Decision support systems; end-user involvement; adoption


DSSs for farm management have been defined in different ways:

  • computer-based technologies that aid decision-making (Jakku et al, undated)
  • interactive computer programs that utilise analytic methods…for developing models to help decision makers formulate alternatives, analyze their impacts, and interpret and select appropriate options for implementation (Adelman, 1992: 2)
  • easy-to-use software on a computer readily accessible to a manager to provide interactive assistance in the manager’s decision process (McCown, 2002b: 19).

In this paper we use the term in a way similar to McCown (2002a) and McMaster (2002), i.e. it is easy-to-use software on a computer readily accessible to a manager to provide interactive assistance in the manager’s decision process.

In New Zealand, as in other parts of the world, there are concerns that there is little adoption and use of these tools in the agricultural sector, e.g. a recent project by Parminter, Botha and Smeaton (2004) that investigated the need for DSSs by dairy farmers in Australia. Some authors are quite explicit about the non-adoption of DSSs. In this regard Jrgensen (2001) says: “It seems to be a general experience that, even though large efforts are spent on development of DSS prototypes, most prototypes never come to a practical application.
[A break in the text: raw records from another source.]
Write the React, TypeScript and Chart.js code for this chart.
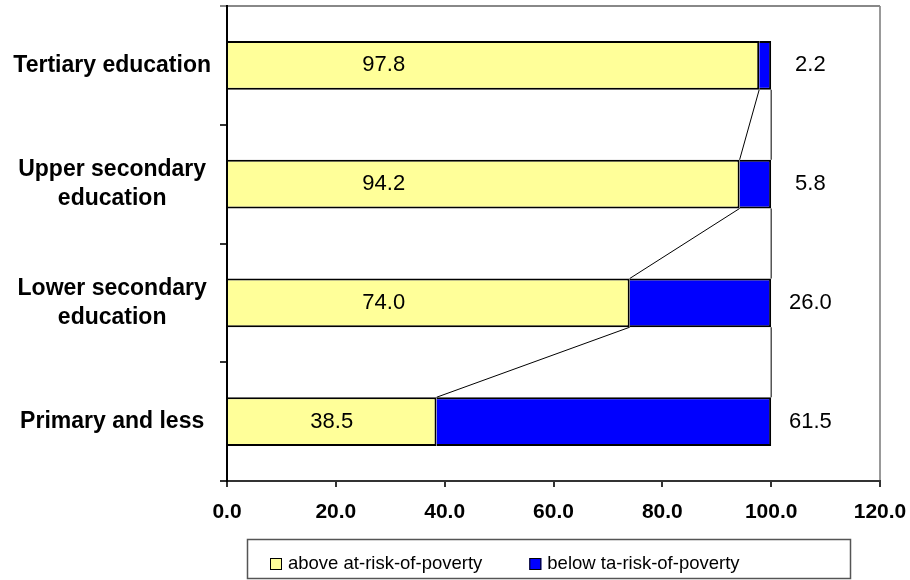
import React, { useEffect, useRef } from "react";
import { Chart, registerables } from "chart.js";

Chart.register(...registerables);

// Education levels, top to bottom
const categories: (string | string[])[] = [
  "Tertiary education",
  ["Upper secondary", "education"],
  ["Lower secondary", "education"],
  "Primary and less",
];

// Shares (%) above / below the at-risk-of-poverty threshold
const aboveValues = [97.8, 94.2, 74.0, 38.5];
const belowValues = [2.2, 5.8, 26.0, 61.5];

const seriesNames = ["above at-risk-of-poverty", "below ta-risk-of-poverty"];
const seriesColors = ["#FFFF99", "#0000FF"];

const xMin = 0;
const xMax = 120;
const xStep = 20;

const FONT = "'Liberation Sans', Arial, Helvetica, sans-serif";

// Thin connector lines between the segment ends of neighbouring bars
const seriesLinesPlugin = {
  id: "seriesLines",
  afterDatasetsDraw(chart: any) {
    const ctx = chart.ctx;
    ctx.save();
    ctx.strokeStyle = "#000000";
    ctx.lineWidth = 1;
    chart.data.datasets.forEach((_: any, di: number) => {
      const meta = chart.getDatasetMeta(di);
      for (let i = 0; i < meta.data.length - 1; i++) {
        const a = meta.data[i].getProps(["x", "y", "height"], true);
        const b = meta.data[i + 1].getProps(["x", "y", "height"], true);
        ctx.beginPath();
        ctx.moveTo(a.x, a.y + a.height / 2);
        ctx.lineTo(b.x, b.y - b.height / 2);
        ctx.stroke();
      }
    });
    ctx.restore();
  },
};

// Value labels: inside the yellow segment and to the right of each bar
const valueLabelsPlugin = {
  id: "valueLabels",
  afterDatasetsDraw(chart: any) {
    const ctx = chart.ctx;
    const xs = chart.scales.x;
    ctx.save();
    ctx.font = `22px ${FONT}`;
    ctx.fillStyle = "#000000";
    ctx.textAlign = "center";
    ctx.textBaseline = "middle";
    const m0 = chart.getDatasetMeta(0);
    const m1 = chart.getDatasetMeta(1);
    aboveValues.forEach((v, i) => {
      const el = m0.data[i];
      const x = xs.getPixelForValue(Math.min(v / 2, 28.8));
      ctx.fillText(v.toFixed(1), x, el.y);
    });
    belowValues.forEach((v, i) => {
      const el = m1.data[i];
      const x = xs.getPixelForValue(aboveValues[i] + v + 7.2);
      ctx.fillText(v.toFixed(1), x, el.y);
    });
    ctx.restore();
  },
};

// Framed legend below the axis
const legendBoxPlugin = {
  id: "legendBox",
  afterDraw(chart: any) {
    const ctx = chart.ctx;
    const datasets = chart.data.datasets;
    ctx.save();
    ctx.strokeStyle = "#555555";
    ctx.lineWidth = 1.5;
    ctx.strokeRect(247.5, 539.5, 603, 39);
    ctx.font = `18.5px ${FONT}`;
    ctx.textBaseline = "alphabetic";
    ctx.textAlign = "left";
    let x = 270;
    datasets.forEach((ds: any) => {
      ctx.fillStyle = ds.backgroundColor;
      ctx.fillRect(x, 558, 12, 12);
      ctx.strokeStyle = "#000000";
      ctx.lineWidth = 1;
      ctx.strokeRect(x + 0.5, 558.5, 11, 11);
      ctx.fillStyle = "#000000";
      ctx.fillText(ds.label, x + 18, 569);
      x += 18 + ctx.measureText(ds.label).width + 47;
    });
    ctx.restore();
  },
};

const zeroPadding = (s: any) => {
  s.paddingTop = 0;
  s.paddingBottom = 0;
  s.paddingLeft = 0;
  s.paddingRight = 0;
};

export default function App() {
  const canvasRef = useRef<HTMLCanvasElement | null>(null);

  useEffect(() => {
    if (!canvasRef.current) return;
    const chart = new Chart(canvasRef.current, {
      type: "bar",
      data: {
        labels: categories,
        datasets: [
          {
            label: seriesNames[0],
            data: aboveValues,
            backgroundColor: seriesColors[0],
            borderColor: "#000000",
            borderWidth: 2,
            categoryPercentage: 1,
            barPercentage: 0.41,
          },
          {
            label: seriesNames[1],
            data: belowValues,
            backgroundColor: seriesColors[1],
            borderColor: "#000000",
            borderWidth: 2,
            categoryPercentage: 1,
            barPercentage: 0.41,
          },
        ],
      },
      options: {
        indexAxis: "y",
        responsive: false,
        animation: false,
        layout: { padding: { top: 6, right: 30, bottom: 49, left: 0 } },
        plugins: {
          legend: { display: false },
          tooltip: { enabled: false },
        },
        scales: {
          x: {
            stacked: true,
            min: xMin,
            max: xMax,
            ticks: {
              stepSize: xStep,
              color: "#000000",
              font: { family: FONT, size: 21, weight: "bold" },
              padding: 13,
              maxRotation: 0,
              callback: (v: any) => Number(v).toFixed(1),
            },
            grid: {
              drawOnChartArea: true,
              color: (c: any) => (c.tick && c.tick.value === xMax ? "#999999" : "rgba(0,0,0,0)"),
              lineWidth: 2,
              tickColor: "#333333",
              tickLength: 6,
            },
            border: { display: true, color: "#333333", width: 2 },
            afterFit: (s: any) => {
              s.height = 50;
              zeroPadding(s);
            },
          },
          y: {
            stacked: true,
            ticks: {
              color: "#000000",
              font: { family: FONT, size: 23, weight: "bold", lineHeight: 1.26 },
              padding: 9,
              crossAlign: "center",
            },
            grid: {
              drawOnChartArea: true,
              color: (c: any) => (c.index === 0 ? "#888888" : "rgba(0,0,0,0)"),
              lineWidth: 2,
              tickColor: (c: any) => (c.index === 0 ? "#888888" : "#333333"),
              tickLength: 7,
            },
            border: { display: true, color: "#000000", width: 2 },
            afterFit: (s: any) => {
              s.width = 227;
              zeroPadding(s);
            },
          },
        },
      },
      plugins: [seriesLinesPlugin, valueLabelsPlugin, legendBoxPlugin],
    } as any);
    return () => chart.destroy();
  }, []);

  return (
    <div style={{ position: "absolute", left: 0, top: 0, width: 910, height: 580, background: "#ffffff" }}>
      <canvas ref={canvasRef} width={910} height={580} style={{ display: "block" }} />
    </div>
  );
}
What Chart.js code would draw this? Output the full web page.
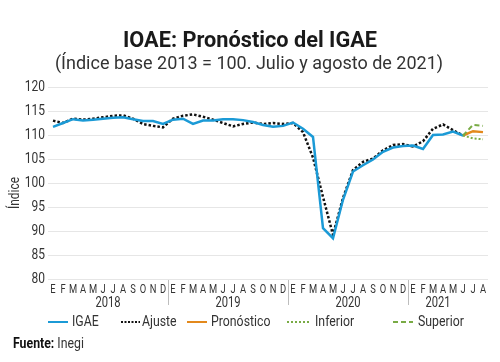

There may be several reasons for this, including the following:

  • The funding of research projects is focused towards development of prototypes, rather than operational systems.
  • The main purpose of the project was to achieve the knowledge and experience from developing the prototype.
  • The prototype requires input data or skills which can not be expected from the typical user
  • The prototype turned out to perform poorly.”

This concern is shared by McCown (2002a) and by McMaster et al (2002) who say: “Few farmers and ranchers adopt agricultural software such as decision support systems (DSS). While numerous decision aids are available, most are too difficult for producers to use, exclude components necessary for meaningful use on farms and ranches, and usually suffer from poor understanding by scientists of producer needs and how they process information.”

From a theoretical perspective DSSs may be of use when considering how to influence farmers’ behaviour. Firstly farmers can acquire (adopt) them and then use them to help them make decisions. Secondly, they can be useful in a one-on-one context between an extension agent and a farmer. When used on-farm in such a one-on-one situation, the focus of the interaction between them becomes the outputs generated by the DSS rather than the farmer’s or extension agent’s views and opinions. The DSS then makes recommendations or provides alternatives to the farmer rather than the extension agent. This provides a rich context for discussing “what the computer (tool) says” (Webby, personal communication 2005). It also helps the farmer achieve some objectivity about their situation.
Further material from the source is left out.